The California Government Code requires an individual suing a public agency based on a personal injury to first submit a written claim to the agency no more than six months after the injury—a process called the claim presentation requirement. If the individual misses this six-month window, she must submit a written application to the agency asking for leave to present the new claim. The agency must allow leave when the failure to present the claim was through mistake, inadvertence, surprise, or excusable neglect and the agency was not prejudiced in its defense of the claim.

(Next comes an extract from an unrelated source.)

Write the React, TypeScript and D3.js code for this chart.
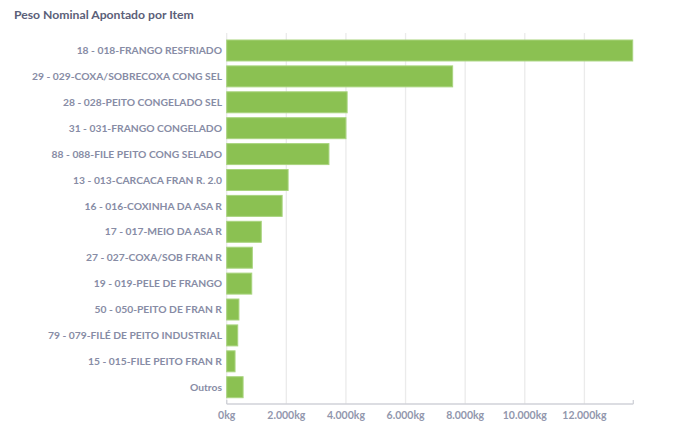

Here, seven months after the injury occurred, the mother asked the District to allow her to file her own claims against the District because her son’s injuries negatively affected her ability to work. The District did not act on the mother’s application, so it was deemed denied after 45 days.
The mother then petitioned the trial court for relief from the claim presentation requirement based on “mistake, inadvertence, surprise, or excusable neglect.” Her petition stated she missed the six-month window because she was originally unaware of the nature and extent of her son’s injuries until after the window closed. The District opposed the mother’s petition and argued the mother had not established excusable neglect.
The court issued a tentative ruling denying the mother’s petition on the grounds she failed to demonstrate excusable neglect. The court found the mother was aware that her son’s injuries caused her financial problems of some significance shortly after they occurred and she had been thinking of these problems.
However, the parties participated in an oral argument and additional briefing. Contrary to the mother’s original argument, the mother’s attorney submitted a declaration that stated the reason the mother failed to file her claims on time was his own mistake, neglect, inadvertence, or excusable neglect. The trial court found the mother met her burden of proof to demonstrate her neglect was excusable and granted the mother’s petition. The District appealed.
The Court of Appeal found that although the mother had the right to present additional evidence at the oral argument, state law did not allow her to present additional reasons for the excusable neglect. In other words, the reason the mother offered to the trial court regarding her excusable neglect and to the agency must be the same. The Court of Appeal also held that the agency must have the opportunity to consider the mother’s reasons for filing a late claim, so the reasons cannot change in the mother’s appeal to the trial court. Here, the mother presented additional evidence about a new reason for her excusable neglect, and she only did this after the trial court issued the tentative decision ruling against the her.
Accordingly, the trial court abused its discretion to eliminate the statutory claims presentation requirement. The Court of Appeal ordered the trial court to vacate its order on behalf of the mother and deny her requested relief.
Lincoln Unified Sch. Dist. v. Superior Court of San Joaquin Cty. (2020) __ Cal.App.5th __ [2020 WL 1024682].